Ini lho nilai pokoknya, maqashid syariatnya (tujuan syariatnya), moral-ethic hadis tersebut, dan mestinya nilai substansial inilah yang selalu kita rawat dalam ekspresi-ekspresi yang dinamis sampai akhir zaman. Ini baru cah muslim milenial yang cerdas nan cakep dalam memproduksi makna teks yang rahmatan lil ‘alamin.
Tentu saja, technically, Nabi Saw sukanya makan kurma, roti, dan juga daging kambing, khas orang-orang Arab sana. Kita di Bantul ya sukanya buka pakai kolak; inyonge Cilacap sukanya pakai mendoan mbok; Cah Tembalang sukanya ngemil janganan-properti; orang Cirebonan demennya pake jamblangan; orang Pati senenge luluran terasi sebelum bobok; orang Makassar sukanya pakai coto, dan sebagainya dan sebagainya. Itu semua jelas ndak pokok, naturally mustahil sama, serta bukan esensi moral etik dalilnya.
Moral etiknya tetap tak berubah sejak dulu kala sampai kelak Minke diperankan Iqbaal-ganteng—dan bukannya Iqbal “Mbantul” Daryono—yakni mengenai larangan mencela makanan.
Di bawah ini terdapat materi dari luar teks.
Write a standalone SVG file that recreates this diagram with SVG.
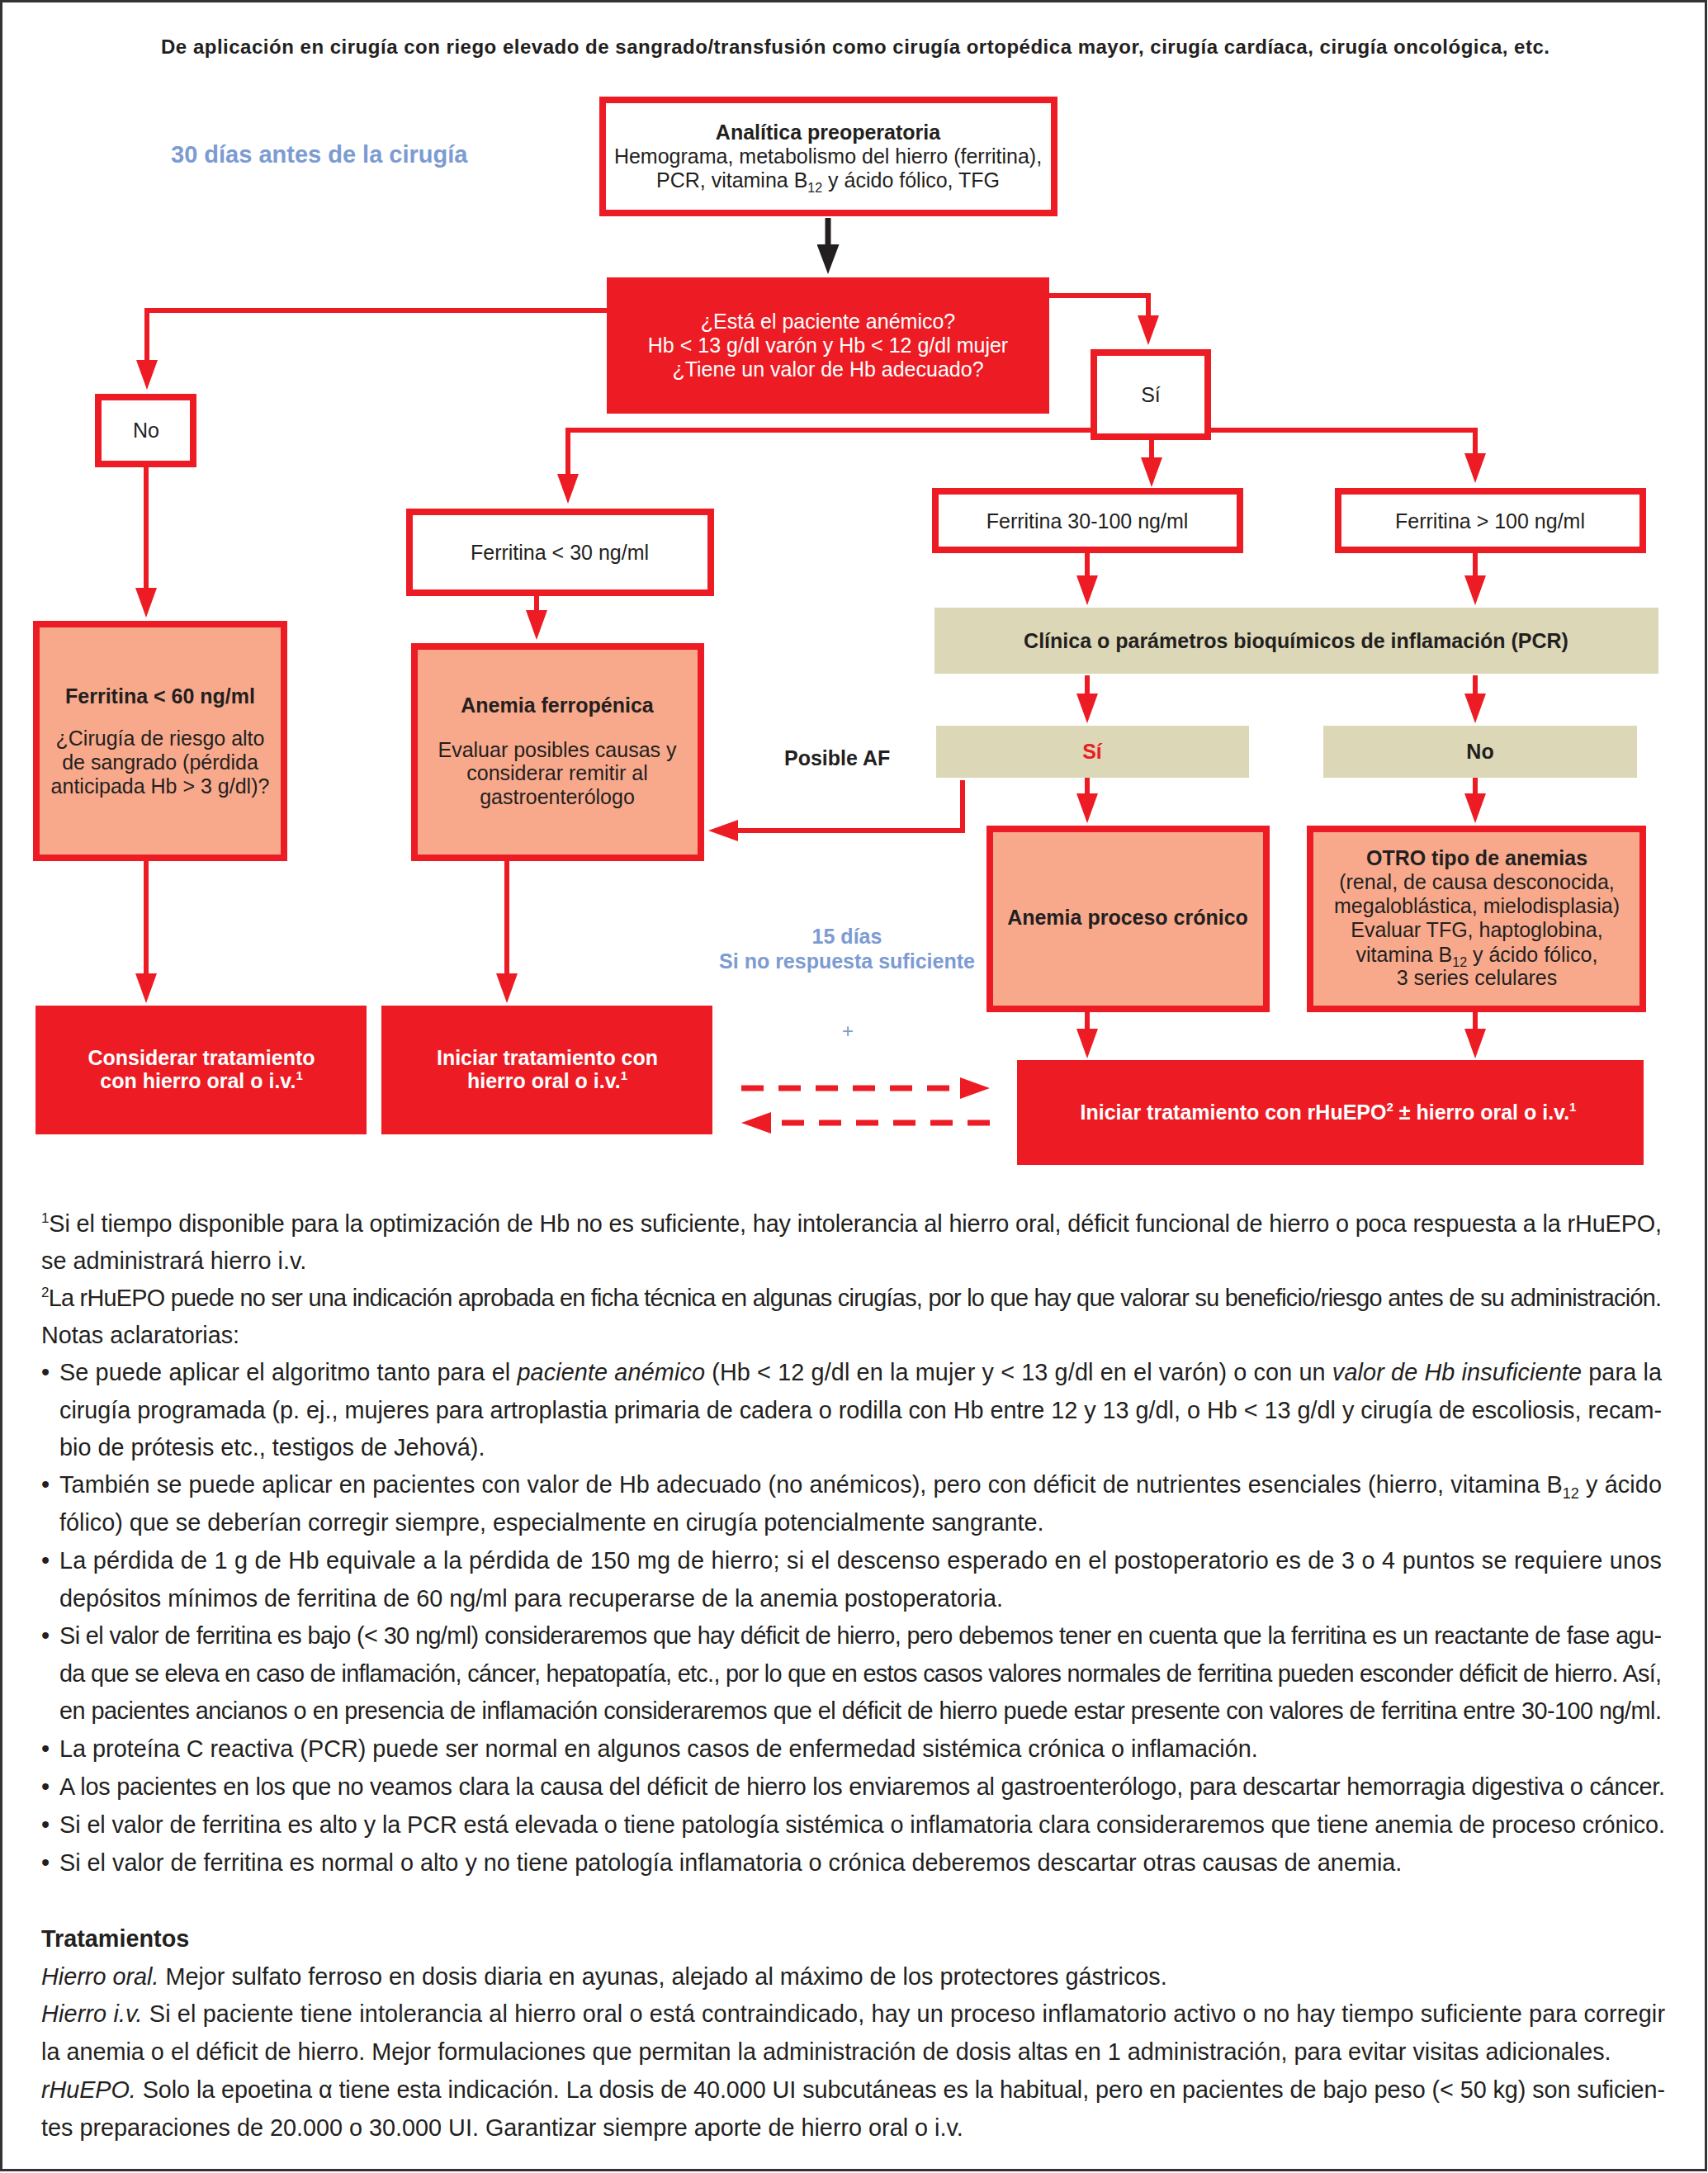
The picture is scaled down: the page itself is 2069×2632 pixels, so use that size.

Sistem operasi makna yang sama juga berlaku pada tamsil-tamsil hadis yang saya nukil di awal tulisan ini. Mestinya ya begitu metode produksi makna-maknanya pada konteks milenial kita kini dan di sini serta nanti, lho. Bukan lateral-kaku-saklek.
Udah tahu kesaklekan hanya akan membuat kita kesempitan sendiri, sehingga apa-apa jadi rumit, pelik, dan merepotkan. Kok ya masih ngotot saklek? Kok betah bener pakai popok di kepala sih? Padahal Islam itu jelas mudah dan memudahkan (yassir wala tu’ashshir) dan tidak memberikan beban di luar kemampuan kita (la yukallifullahu nafsan illa wus’aha).
Semoga setelah ini makin berkuranglah populasi muslim era milenial yang masih doyan pake popok di kepala sehingga pikirannya jadi ruwet, rumit, pelik, dan repot sendiri sama perkara-perkara technically keseharian ala Rasulullah Saw itu akibat ke-saklek-an dan kekakuan berpikirnya.
Entah ribet soal lebih sunah mana antara cuka atau gudeg, kurma atau pecel Madiun, sendok atau tiga jari, sate ayam atau sate kambing, makan sambil duduk bersandar atau ndodok nekuk lutut kanan, jenggotan atau plontosan, pakai sarung atau jubah, hingga menikah atau terus menyendiri saja.
Mbokya gini lho, Lur; gairah nirun Rasulullah Saw itu yang digenjot itu ya akhlak karimahnya itu. Seperti adab bicaranya yang santun, wataknya yang ngalahan, rendah hati, empatik, ramah, dan lain-lain. Jangan cuma yang teknis-teknis dinamis dan alamiah majemuk macam sendok, mendoan, cuka, korma, jenggot itu yang diriuhkan.
Ngaku die hard pengikut sunah Rasul, sibuk kampanye jenggot dan makan tiga jari, tapi tiap hari dunguin dan misuhin orang aja, pora kemlinthi kui… eh, maksudnya, apa tidak salah kaprah kui?